## Your goal
Quote word for word the lines below, beginning with the first and ending with the one that has "const seriesData = allValues.map((vals, i)". Drop the pictures.

## Supplied material

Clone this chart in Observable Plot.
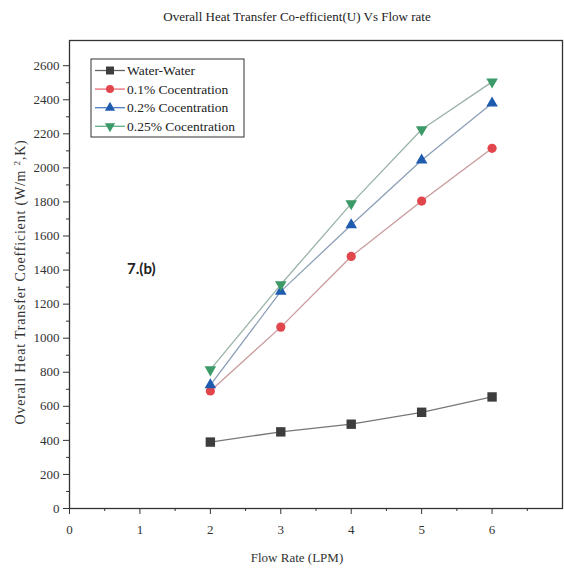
<!DOCTYPE html>
<html><head><meta charset="utf-8">
<script src="https://cdn.jsdelivr.net/npm/d3@7"></script>
<script src="https://cdn.jsdelivr.net/npm/@observablehq/plot@0.6"></script>
<style>body{margin:0;background:#fff}
g[aria-label$="tick label"], g[aria-label$="tick label"] text{font-size:13px !important;font-family:"Liberation Serif",serif}</style>
</head><body><div id="chart"></div>
<script>
const flowRates = [2, 3, 4, 5, 6];
const seriesNames = ["Water-Water", "0.1% Cocentration", "0.2% Cocentration", "0.25% Cocentration"];
const waterWater = [390, 450, 495, 565, 655];
const conc01 = [690, 1065, 1480, 1805, 2115];
const conc02 = [725, 1275, 1665, 2045, 2380];
const conc025 = [815, 1315, 1790, 2225, 2505];
const yTicks = d3.range(0, 2601, 200);
const xTicks = [0, 1, 2, 3, 4, 5, 6];
const titleText = "Overall Heat Transfer Co-efficient(U) Vs Flow rate";
const xLabel = "Flow Rate (LPM)";
const yLabel = "Overall Heat Transfer Coefficient (W/m";
const panelLabel = "7.(b)";

const colors = ["#3d3d3d", "#e0464c", "#1f5cb0", "#3b9a67"];
const lineColors = ["#777777", "#c99a9c", "#8c9fb8", "#9ab3a6"];
const symbols = ["square", "circle", "triangle", "triangle"];
const rotations = [0, 0, 0, 180];
const sizes = [5.3, 4.6, 4.3, 4.3];
const legendSizes = [4.5, 4, 3.8, 3.8];
const allValues = [waterWater, conc01, conc02, conc025];

const seriesData = allValues.map((vals, i) => vals.map((v, j) => ({series: seriesNames[i], x: flowRates[j], y: v})));

const W = 564, H = 575;
const plot = Plot.plot({
  width: W, height: H,
  marginLeft: 69, marginRight: 2, marginTop: 40, marginBottom: 67,
  style: {fontFamily: "Liberation Serif, serif", fontSize: "13px", color: "#333", background: "#fff"},
  x: {domain: [0, 7], axis: null},
  y: {domain: [0, 2748], axis: null},
  marks: [
    Plot.axisY({ticks: d3.range(100, 2700, 200), tickSize: 3, tickFormat: () => "", stroke: "#333", label: null}),
    Plot.axisY({ticks: yTicks, tickSize: 6, tickPadding: 4, tickFormat: d3.format("d"), stroke: "#333", fill: "#333", fontSize: 13, label: null}),
    Plot.axisX({ticks: d3.range(0.5, 7, 1), tickSize: 3, tickFormat: () => "", stroke: "#333", label: null}),
    Plot.axisX({ticks: xTicks, tickSize: 6, tickPadding: 10, tickFormat: d3.format("d"), stroke: "#333", fill: "#333", fontSize: 13, label: null}),
    Plot.frame({stroke: "#333", strokeWidth: 1.3}),
    ...seriesData.map((d, i) => Plot.line(d, {x: "x", y: "y", stroke: lineColors[i], strokeWidth: 1.3})),
    ...seriesData.map((d, i) => Plot.dot(d, {x: "x", y: "y", symbol: symbols[i], rotate: rotations[i], fill: colors[i], r: sizes[i], stroke: "none"}))
  ]
});
document.getElementById("chart").appendChild(plot);

const svg = d3.select(plot);
svg.selectAll('g[aria-label$="tick label"]').attr("font-size", 13);
svg.append("text").attr("x", 297).attr("y", 21).attr("text-anchor", "middle")
  .style("font-family", "Liberation Serif, serif").style("font-size", "13px").attr("fill", "#222").text(titleText);
svg.append("text").attr("x", 297).attr("y", 562).attr("text-anchor", "middle")
  .style("font-family", "Liberation Serif, serif").style("font-size", "13px").attr("fill", "#333").text(xLabel);
const yl = svg.append("text").attr("transform", "translate(25,282) rotate(-90)").attr("text-anchor", "middle")
  .style("font-family", "Liberation Serif, serif").style("font-size", "14px").style("letter-spacing", "0.8px").attr("fill", "#333");
yl.append("tspan").text(yLabel + " ");
yl.append("tspan").attr("dy", -5).style("font-size", "9px").text("2");
yl.append("tspan").attr("dy", 5).text(",K)");
svg.append("text").attr("x", 127).attr("y", 274).attr("text-anchor", "start")
  .style("font-family", "Lato, sans-serif").style("font-weight", "bold").style("font-size", "15px").attr("fill", "#222").text(panelLabel);

// legend
const lg = svg.append("g");
lg.append("rect").attr("x", 91).attr("y", 59).attr("width", 153).attr("height", 78)
  .attr("fill", "#fff").attr("stroke", "#333").attr("stroke-width", 1);
seriesNames.forEach((name, i) => {
  const cy = 70.5 + i * 18.6;
  lg.append("line").attr("x1", 95).attr("x2", 125).attr("y1", cy).attr("y2", cy)
    .attr("stroke", colors[i]).attr("stroke-width", 1.3).attr("stroke-opacity", 0.8);
  const sym = [d3.symbolSquare, d3.symbolCircle, d3.symbolTriangle, d3.symbolTriangle][i];
  const r = legendSizes[i];
  lg.append("path").attr("d", d3.symbol(sym, Math.PI * r * r)())
    .attr("transform", `translate(110,${cy}) rotate(${rotations[i]})`).attr("fill", colors[i]);
  lg.append("text").attr("x", 127).attr("y", cy + 4.5).attr("text-anchor", "start")
    .style("font-family", "Liberation Serif, serif").style("font-size", "13.5px").attr("fill", "#222").text(name);
});
</script>
</body></html>
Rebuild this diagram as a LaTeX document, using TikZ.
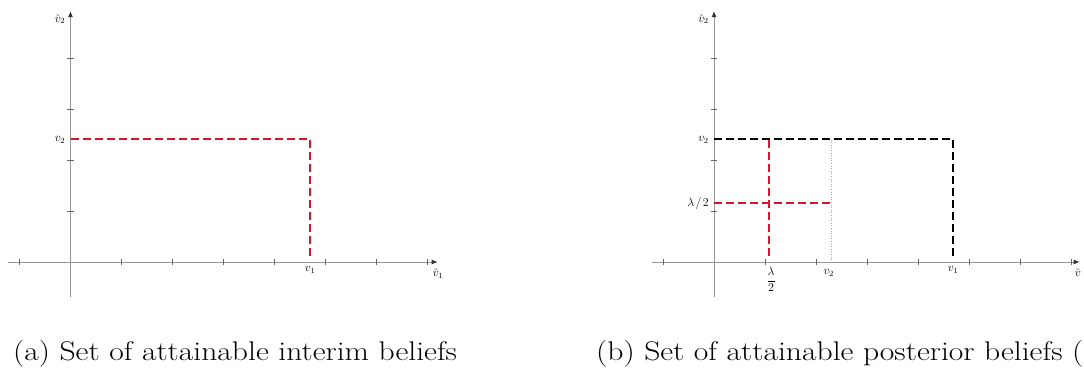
\documentclass[tikz,border=0pt]{standalone}
\usetikzlibrary{arrows.meta}
\definecolor{axisgray}{RGB}{150,150,150}
\definecolor{dashred}{RGB}{214,20,44}
\begin{document}
\begin{tikzpicture}[x=1pt,y=1pt,
  axisline/.style={draw=axisgray,line width=0.9pt},
  axisarrow/.style={axisline,-{Latex[length=6pt,width=5pt,color=black!80]}},
  tickmark/.style={draw=black!60,line width=0.6pt},
  reddash/.style={draw=dashred,line width=2pt,dash pattern=on 8pt off 4pt},
  blackdash/.style={draw=black,line width=2pt,dash pattern=on 8pt off 4pt},
  grayline/.style={draw=black!35,line width=0.6pt,dotted},
  lab/.style={inner sep=1pt,font=\fontsize{12}{14}\selectfont},
  captext/.style={inner sep=0pt,font=\fontsize{27}{31}\selectfont}
]
\useasboundingbox (0,0) rectangle (1084,372);

% ---------- panel (a)
\begin{scope}[shift={(70.5,110)},x=51pt,y=51pt]
  \coordinate (aXl) at (-1.22,0);
  \coordinate (aXr) at (7.2,0);
  \coordinate (aYb) at (0,-0.69);
  \coordinate (aYt) at (0,4.92);
  \draw[axisarrow] (aXl) -- (aXr);
  \draw[axisarrow] (aYb) -- (aYt);
  \foreach \i in {-1,1,2,3,4,5,6,7} \draw[tickmark] (\i,-0.06) -- (\i,0.06);
  \foreach \j in {1,2,3,4} \draw[tickmark] (-0.06,\j) -- (0.06,\j);
  \coordinate (aV2) at (0,2.405);
  \coordinate (aC) at (4.7,2.405);
  \coordinate (aV1) at (4.7,0.06);
  \draw[reddash] (aV2) -- (aC) -- (aV1);
  \node[lab,anchor=east] (aLv2) at (-0.08,2.4) {$v_2$};
  \node[lab,anchor=north] (aLv1) at (4.7,-0.06) {$v_1$};
  \node[lab,anchor=east] (aLy) at (-0.08,4.76) {$\check v_2$};
  \node[lab,anchor=north west] (aLx) at (7.08,-0.12) {$\check v_1$};
\end{scope}

% ---------- panel (b)
\begin{scope}[shift={(714,110)},x=51pt,y=51pt]
  \coordinate (bXl) at (-1.22,0);
  \coordinate (bXr) at (7.17,0);
  \coordinate (bYb) at (0,-0.69);
  \coordinate (bYt) at (0,4.92);
  \draw[axisarrow] (bXl) -- (bXr);
  \draw[axisarrow] (bYb) -- (bYt);
  \foreach \i in {-1,1,2,3,4,5,6,7} \draw[tickmark] (\i,-0.06) -- (\i,0.06);
  \foreach \j in {1,2,3,4} \draw[tickmark] (-0.06,\j) -- (0.06,\j);
  \coordinate (bV2) at (0,2.405);
  \coordinate (bC) at (4.69,2.405);
  \coordinate (bV1) at (4.69,0.06);
  \coordinate (bDt) at (2.3,2.4);
  \coordinate (bDb) at (2.3,0);
  \coordinate (bRt) at (1.08,2.4);
  \coordinate (bRb) at (1.08,0.06);
  \coordinate (bHl) at (0,1.15);
  \coordinate (bHr) at (2.3,1.15);
  \draw[grayline] (bDt) -- (bDb);
  \draw[blackdash] (bV2) -- (bC) -- (bV1);
  \draw[reddash] (bRt) -- (bRb);
  \draw[reddash] (bHl) -- (bHr);
  \node[lab,anchor=east] (bLv2) at (-0.08,2.4) {$v_2$};
  \node[lab,anchor=east] (bLl) at (-0.08,1.15) {$\lambda\mkern2mu/\mkern2mu2$};
  \node[lab,anchor=north] (bLv1) at (4.69,-0.06) {$v_1$};
  \node[lab,anchor=north] (bLv2x) at (2.25,-0.12) {$v_2$};
  \node[lab,anchor=north] (bLlx) at (1.12,-0.08) {$\displaystyle\frac{\lambda}{2}$};
  \node[lab,anchor=east] (bLy) at (-0.08,4.76) {$\check v_2$};
  \node[lab,anchor=north west] (bLx) at (7.05,-0.12) {$\check v$};
\end{scope}

% ---------- captions
\node[captext,anchor=base west] (capA) at (13,11) {\scalebox{1.17}[1]{(a) Set of attainable interim beliefs}};
\node[captext,anchor=base west] (capB) at (596,11) {\scalebox{1.17}[1]{(b) Set of attainable posterior beliefs (}};
\end{tikzpicture}
\end{document}
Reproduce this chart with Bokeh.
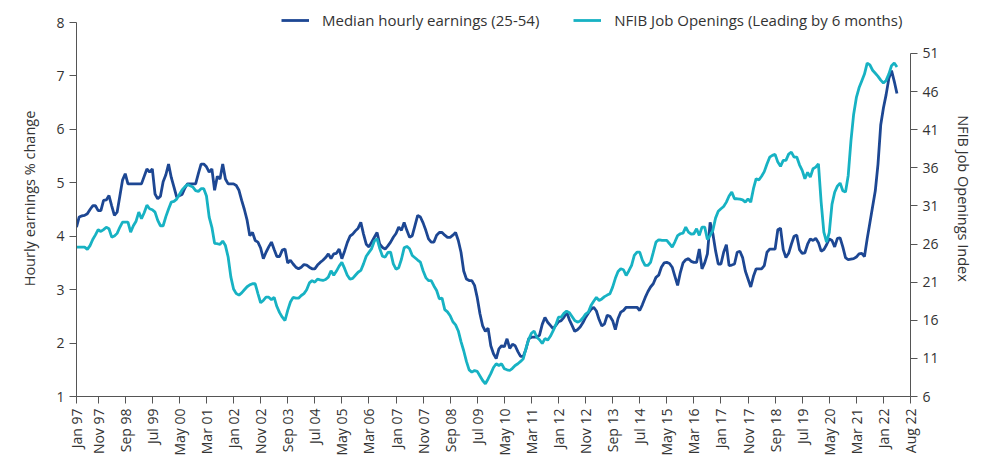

## Solution to this task
Clone this chart in Observable Plot.
<!DOCTYPE html>
<html><head><meta charset="utf-8">
<script src="https://cdn.jsdelivr.net/npm/d3@7"></script>
<script src="https://cdn.jsdelivr.net/npm/@observablehq/plot@0.6"></script>
<style>body{margin:0;background:#fff}
g[aria-label$="tick label"], g[aria-label$="tick label"] text{font-size:13px !important;font-family:"Liberation Serif",serif}</style>
</head><body><div id="chart"></div>
<script>
const flowRates = [2, 3, 4, 5, 6];
const seriesNames = ["Water-Water", "0.1% Cocentration", "0.2% Cocentration", "0.25% Cocentration"];
const waterWater = [390, 450, 495, 565, 655];
const conc01 = [690, 1065, 1480, 1805, 2115];
const conc02 = [725, 1275, 1665, 2045, 2380];
const conc025 = [815, 1315, 1790, 2225, 2505];
const yTicks = d3.range(0, 2601, 200);
const xTicks = [0, 1, 2, 3, 4, 5, 6];
const titleText = "Overall Heat Transfer Co-efficient(U) Vs Flow rate";
const xLabel = "Flow Rate (LPM)";
const yLabel = "Overall Heat Transfer Coefficient (W/m";
const panelLabel = "7.(b)";

const colors = ["#3d3d3d", "#e0464c", "#1f5cb0", "#3b9a67"];
const lineColors = ["#777777", "#c99a9c", "#8c9fb8", "#9ab3a6"];
const symbols = ["square", "circle", "triangle", "triangle"];
const rotations = [0, 0, 0, 180];
const sizes = [5.3, 4.6, 4.3, 4.3];
const legendSizes = [4.5, 4, 3.8, 3.8];
const allValues = [waterWater, conc01, conc02, conc025];

const seriesData = allValues.map((vals, i) => vals.map((v, j) => ({series: seriesNames[i], x: flowRates[j], y: v})));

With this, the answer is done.